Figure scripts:
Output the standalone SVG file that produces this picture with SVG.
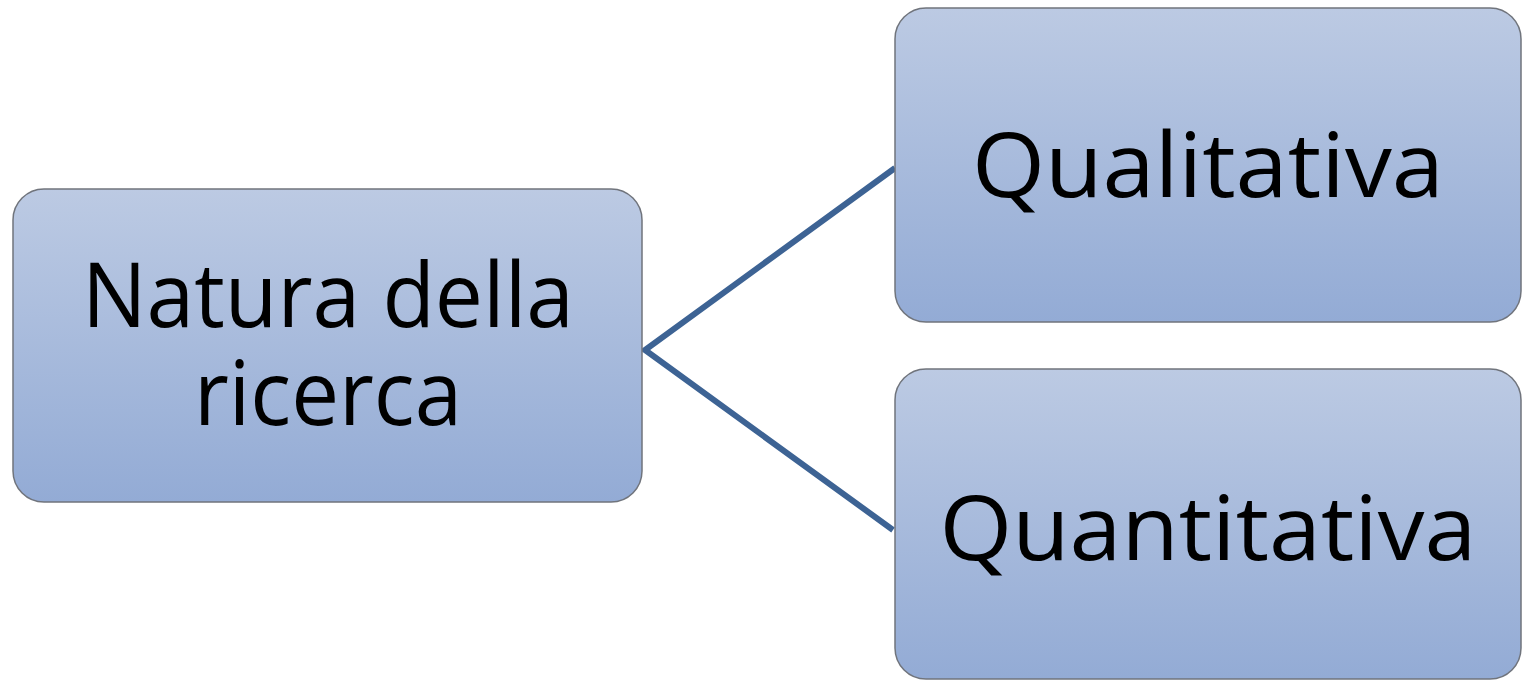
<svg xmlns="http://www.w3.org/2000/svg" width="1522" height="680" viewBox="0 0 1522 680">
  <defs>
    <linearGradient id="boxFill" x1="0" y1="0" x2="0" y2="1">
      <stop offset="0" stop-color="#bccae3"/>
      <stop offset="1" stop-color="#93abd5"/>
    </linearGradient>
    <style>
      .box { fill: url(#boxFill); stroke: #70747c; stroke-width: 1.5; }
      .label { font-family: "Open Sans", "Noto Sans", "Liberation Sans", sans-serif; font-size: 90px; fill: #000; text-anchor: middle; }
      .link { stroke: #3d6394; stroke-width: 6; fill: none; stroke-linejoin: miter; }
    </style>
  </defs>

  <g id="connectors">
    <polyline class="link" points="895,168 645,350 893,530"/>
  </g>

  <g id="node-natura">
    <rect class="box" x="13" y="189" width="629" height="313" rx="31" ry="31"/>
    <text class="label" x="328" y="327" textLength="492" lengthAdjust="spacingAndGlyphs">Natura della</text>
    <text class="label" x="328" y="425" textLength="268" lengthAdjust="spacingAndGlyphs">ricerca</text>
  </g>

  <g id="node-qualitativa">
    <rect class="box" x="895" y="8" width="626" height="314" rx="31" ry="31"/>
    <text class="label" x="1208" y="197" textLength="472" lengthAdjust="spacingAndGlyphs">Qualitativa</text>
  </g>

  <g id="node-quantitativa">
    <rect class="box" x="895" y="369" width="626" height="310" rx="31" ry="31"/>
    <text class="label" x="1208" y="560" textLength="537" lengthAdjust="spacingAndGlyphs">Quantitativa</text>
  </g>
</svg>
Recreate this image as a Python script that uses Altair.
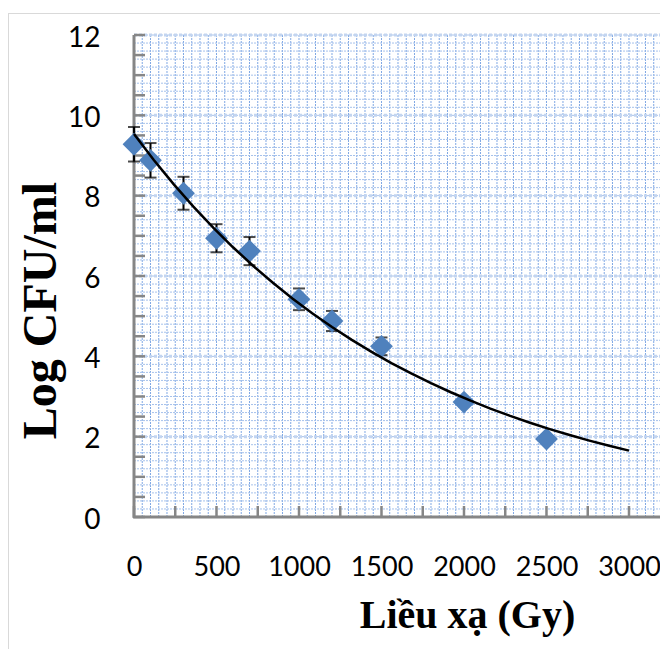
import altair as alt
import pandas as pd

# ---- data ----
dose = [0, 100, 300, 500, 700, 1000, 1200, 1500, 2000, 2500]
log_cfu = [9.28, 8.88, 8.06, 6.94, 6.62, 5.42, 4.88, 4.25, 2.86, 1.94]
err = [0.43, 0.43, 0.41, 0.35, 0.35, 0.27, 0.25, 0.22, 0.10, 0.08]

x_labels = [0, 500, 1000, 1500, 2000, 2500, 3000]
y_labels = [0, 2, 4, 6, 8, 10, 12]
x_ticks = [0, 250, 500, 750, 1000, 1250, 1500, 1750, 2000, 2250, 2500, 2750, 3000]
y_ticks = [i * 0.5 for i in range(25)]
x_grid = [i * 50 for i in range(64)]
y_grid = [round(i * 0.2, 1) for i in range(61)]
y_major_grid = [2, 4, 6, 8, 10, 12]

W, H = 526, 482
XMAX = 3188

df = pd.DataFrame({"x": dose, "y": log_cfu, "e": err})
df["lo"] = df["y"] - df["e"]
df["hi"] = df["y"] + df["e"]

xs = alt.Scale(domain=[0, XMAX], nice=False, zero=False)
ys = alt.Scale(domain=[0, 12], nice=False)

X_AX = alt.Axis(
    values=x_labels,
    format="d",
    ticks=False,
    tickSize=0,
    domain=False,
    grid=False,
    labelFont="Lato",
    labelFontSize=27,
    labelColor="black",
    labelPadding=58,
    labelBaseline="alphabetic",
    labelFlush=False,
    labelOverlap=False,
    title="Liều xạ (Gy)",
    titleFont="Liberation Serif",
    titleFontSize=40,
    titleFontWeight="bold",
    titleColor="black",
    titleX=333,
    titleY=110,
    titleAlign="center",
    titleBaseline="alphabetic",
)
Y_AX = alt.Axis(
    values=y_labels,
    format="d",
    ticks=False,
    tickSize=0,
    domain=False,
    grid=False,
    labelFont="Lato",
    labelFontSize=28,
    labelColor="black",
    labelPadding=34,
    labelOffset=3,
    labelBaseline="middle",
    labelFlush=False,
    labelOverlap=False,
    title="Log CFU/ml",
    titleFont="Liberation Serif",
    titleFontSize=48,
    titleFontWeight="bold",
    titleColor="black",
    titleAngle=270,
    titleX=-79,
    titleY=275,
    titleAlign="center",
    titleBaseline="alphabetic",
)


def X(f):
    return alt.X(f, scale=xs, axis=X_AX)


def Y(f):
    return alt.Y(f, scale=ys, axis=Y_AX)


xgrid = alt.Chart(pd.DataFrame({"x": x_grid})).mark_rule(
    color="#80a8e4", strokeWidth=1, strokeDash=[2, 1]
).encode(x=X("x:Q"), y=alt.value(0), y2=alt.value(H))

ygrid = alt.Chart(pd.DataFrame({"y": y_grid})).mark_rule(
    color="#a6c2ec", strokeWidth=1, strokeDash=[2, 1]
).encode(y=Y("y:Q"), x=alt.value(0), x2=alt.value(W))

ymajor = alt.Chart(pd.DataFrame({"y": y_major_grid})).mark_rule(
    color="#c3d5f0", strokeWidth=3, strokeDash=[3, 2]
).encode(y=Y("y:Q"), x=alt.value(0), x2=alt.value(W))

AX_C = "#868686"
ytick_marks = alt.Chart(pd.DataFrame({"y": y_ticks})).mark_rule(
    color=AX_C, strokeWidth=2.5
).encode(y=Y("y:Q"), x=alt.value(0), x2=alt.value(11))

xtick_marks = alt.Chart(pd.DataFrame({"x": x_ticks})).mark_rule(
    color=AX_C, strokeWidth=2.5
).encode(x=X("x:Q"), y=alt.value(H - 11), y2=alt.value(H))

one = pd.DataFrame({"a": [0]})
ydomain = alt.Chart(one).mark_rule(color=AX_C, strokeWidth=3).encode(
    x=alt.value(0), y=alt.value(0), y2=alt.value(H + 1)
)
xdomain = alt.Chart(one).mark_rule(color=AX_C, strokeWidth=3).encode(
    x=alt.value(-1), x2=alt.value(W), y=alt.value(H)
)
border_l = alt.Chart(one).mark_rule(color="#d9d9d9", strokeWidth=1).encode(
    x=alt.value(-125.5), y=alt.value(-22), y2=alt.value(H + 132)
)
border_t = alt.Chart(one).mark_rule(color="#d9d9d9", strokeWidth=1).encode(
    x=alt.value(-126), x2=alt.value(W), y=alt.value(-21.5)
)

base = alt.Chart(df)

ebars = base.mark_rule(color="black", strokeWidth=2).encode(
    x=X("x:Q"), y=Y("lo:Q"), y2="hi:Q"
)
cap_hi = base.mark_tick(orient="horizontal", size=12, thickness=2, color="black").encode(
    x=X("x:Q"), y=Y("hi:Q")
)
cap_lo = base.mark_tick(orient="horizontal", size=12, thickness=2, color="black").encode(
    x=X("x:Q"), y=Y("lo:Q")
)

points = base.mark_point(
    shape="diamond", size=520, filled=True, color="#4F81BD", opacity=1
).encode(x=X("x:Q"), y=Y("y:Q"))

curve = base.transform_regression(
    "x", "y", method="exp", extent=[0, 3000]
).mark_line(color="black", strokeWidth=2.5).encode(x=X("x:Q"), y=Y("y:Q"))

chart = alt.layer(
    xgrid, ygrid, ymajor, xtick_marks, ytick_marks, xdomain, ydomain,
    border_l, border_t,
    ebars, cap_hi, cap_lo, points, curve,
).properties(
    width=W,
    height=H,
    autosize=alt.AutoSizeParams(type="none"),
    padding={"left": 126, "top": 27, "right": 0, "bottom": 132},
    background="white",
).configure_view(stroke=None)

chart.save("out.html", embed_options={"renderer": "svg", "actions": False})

## Instructions for the task
Leave the pictures out, and print every line of the listing exactly as written.

## Expected answer
Output the standalone SVG file that produces this picture with SVG.
<svg xmlns="http://www.w3.org/2000/svg" width="1522" height="680" viewBox="0 0 1522 680">
  <defs>
    <linearGradient id="boxFill" x1="0" y1="0" x2="0" y2="1">
      <stop offset="0" stop-color="#bccae3"/>
      <stop offset="1" stop-color="#93abd5"/>
    </linearGradient>
    <style>
      .box { fill: url(#boxFill); stroke: #70747c; stroke-width: 1.5; }
      .label { font-family: "Open Sans", "Noto Sans", "Liberation Sans", sans-serif; font-size: 90px; fill: #000; text-anchor: middle; }
      .link { stroke: #3d6394; stroke-width: 6; fill: none; stroke-linejoin: miter; }
    </style>
  </defs>

  <g id="connectors">
    <polyline class="link" points="895,168 645,350 893,530"/>
  </g>

  <g id="node-natura">
    <rect class="box" x="13" y="189" width="629" height="313" rx="31" ry="31"/>
    <text class="label" x="328" y="327" textLength="492" lengthAdjust="spacingAndGlyphs">Natura della</text>
    <text class="label" x="328" y="425" textLength="268" lengthAdjust="spacingAndGlyphs">ricerca</text>
  </g>

  <g id="node-qualitativa">
    <rect class="box" x="895" y="8" width="626" height="314" rx="31" ry="31"/>
    <text class="label" x="1208" y="197" textLength="472" lengthAdjust="spacingAndGlyphs">Qualitativa</text>
  </g>

  <g id="node-quantitativa">
    <rect class="box" x="895" y="369" width="626" height="310" rx="31" ry="31"/>
    <text class="label" x="1208" y="560" textLength="537" lengthAdjust="spacingAndGlyphs">Quantitativa</text>
  </g>
</svg>
Recreate this image as a Python script that uses Altair.
import altair as alt
import pandas as pd

# ---- data ----
dose = [0, 100, 300, 500, 700, 1000, 1200, 1500, 2000, 2500]
log_cfu = [9.28, 8.88, 8.06, 6.94, 6.62, 5.42, 4.88, 4.25, 2.86, 1.94]
err = [0.43, 0.43, 0.41, 0.35, 0.35, 0.27, 0.25, 0.22, 0.10, 0.08]

x_labels = [0, 500, 1000, 1500, 2000, 2500, 3000]
y_labels = [0, 2, 4, 6, 8, 10, 12]
x_ticks = [0, 250, 500, 750, 1000, 1250, 1500, 1750, 2000, 2250, 2500, 2750, 3000]
y_ticks = [i * 0.5 for i in range(25)]
x_grid = [i * 50 for i in range(64)]
y_grid = [round(i * 0.2, 1) for i in range(61)]
y_major_grid = [2, 4, 6, 8, 10, 12]

W, H = 526, 482
XMAX = 3188

df = pd.DataFrame({"x": dose, "y": log_cfu, "e": err})
df["lo"] = df["y"] - df["e"]
df["hi"] = df["y"] + df["e"]

xs = alt.Scale(domain=[0, XMAX], nice=False, zero=False)
ys = alt.Scale(domain=[0, 12], nice=False)

X_AX = alt.Axis(
    values=x_labels,
    format="d",
    ticks=False,
    tickSize=0,
    domain=False,
    grid=False,
    labelFont="Lato",
    labelFontSize=27,
    labelColor="black",
    labelPadding=58,
    labelBaseline="alphabetic",
    labelFlush=False,
    labelOverlap=False,
    title="Liều xạ (Gy)",
    titleFont="Liberation Serif",
    titleFontSize=40,
    titleFontWeight="bold",
    titleColor="black",
    titleX=333,
    titleY=110,
    titleAlign="center",
    titleBaseline="alphabetic",
)
Y_AX = alt.Axis(
    values=y_labels,
    format="d",
    ticks=False,
    tickSize=0,
    domain=False,
    grid=False,
    labelFont="Lato",
    labelFontSize=28,
    labelColor="black",
    labelPadding=34,
    labelOffset=3,
    labelBaseline="middle",
    labelFlush=False,
    labelOverlap=False,
    title="Log CFU/ml",
    titleFont="Liberation Serif",
    titleFontSize=48,
    titleFontWeight="bold",
    titleColor="black",
    titleAngle=270,
    titleX=-79,
    titleY=275,
    titleAlign="center",
    titleBaseline="alphabetic",
)


def X(f):
    return alt.X(f, scale=xs, axis=X_AX)


def Y(f):
    return alt.Y(f, scale=ys, axis=Y_AX)


xgrid = alt.Chart(pd.DataFrame({"x": x_grid})).mark_rule(
    color="#80a8e4", strokeWidth=1, strokeDash=[2, 1]
).encode(x=X("x:Q"), y=alt.value(0), y2=alt.value(H))

ygrid = alt.Chart(pd.DataFrame({"y": y_grid})).mark_rule(
    color="#a6c2ec", strokeWidth=1, strokeDash=[2, 1]
).encode(y=Y("y:Q"), x=alt.value(0), x2=alt.value(W))

ymajor = alt.Chart(pd.DataFrame({"y": y_major_grid})).mark_rule(
    color="#c3d5f0", strokeWidth=3, strokeDash=[3, 2]
).encode(y=Y("y:Q"), x=alt.value(0), x2=alt.value(W))

AX_C = "#868686"
ytick_marks = alt.Chart(pd.DataFrame({"y": y_ticks})).mark_rule(
    color=AX_C, strokeWidth=2.5
).encode(y=Y("y:Q"), x=alt.value(0), x2=alt.value(11))

xtick_marks = alt.Chart(pd.DataFrame({"x": x_ticks})).mark_rule(
    color=AX_C, strokeWidth=2.5
).encode(x=X("x:Q"), y=alt.value(H - 11), y2=alt.value(H))

one = pd.DataFrame({"a": [0]})
ydomain = alt.Chart(one).mark_rule(color=AX_C, strokeWidth=3).encode(
    x=alt.value(0), y=alt.value(0), y2=alt.value(H + 1)
)
xdomain = alt.Chart(one).mark_rule(color=AX_C, strokeWidth=3).encode(
    x=alt.value(-1), x2=alt.value(W), y=alt.value(H)
)
border_l = alt.Chart(one).mark_rule(color="#d9d9d9", strokeWidth=1).encode(
    x=alt.value(-125.5), y=alt.value(-22), y2=alt.value(H + 132)
)
border_t = alt.Chart(one).mark_rule(color="#d9d9d9", strokeWidth=1).encode(
    x=alt.value(-126), x2=alt.value(W), y=alt.value(-21.5)
)

base = alt.Chart(df)

ebars = base.mark_rule(color="black", strokeWidth=2).encode(
    x=X("x:Q"), y=Y("lo:Q"), y2="hi:Q"
)
cap_hi = base.mark_tick(orient="horizontal", size=12, thickness=2, color="black").encode(
    x=X("x:Q"), y=Y("hi:Q")
)
cap_lo = base.mark_tick(orient="horizontal", size=12, thickness=2, color="black").encode(
    x=X("x:Q"), y=Y("lo:Q")
)

points = base.mark_point(
    shape="diamond", size=520, filled=True, color="#4F81BD", opacity=1
).encode(x=X("x:Q"), y=Y("y:Q"))

curve = base.transform_regression(
    "x", "y", method="exp", extent=[0, 3000]
).mark_line(color="black", strokeWidth=2.5).encode(x=X("x:Q"), y=Y("y:Q"))

chart = alt.layer(
    xgrid, ygrid, ymajor, xtick_marks, ytick_marks, xdomain, ydomain,
    border_l, border_t,
    ebars, cap_hi, cap_lo, points, curve,
).properties(
    width=W,
    height=H,
    autosize=alt.AutoSizeParams(type="none"),
    padding={"left": 126, "top": 27, "right": 0, "bottom": 132},
    background="white",
).configure_view(stroke=None)

chart.save("out.html", embed_options={"renderer": "svg", "actions": False})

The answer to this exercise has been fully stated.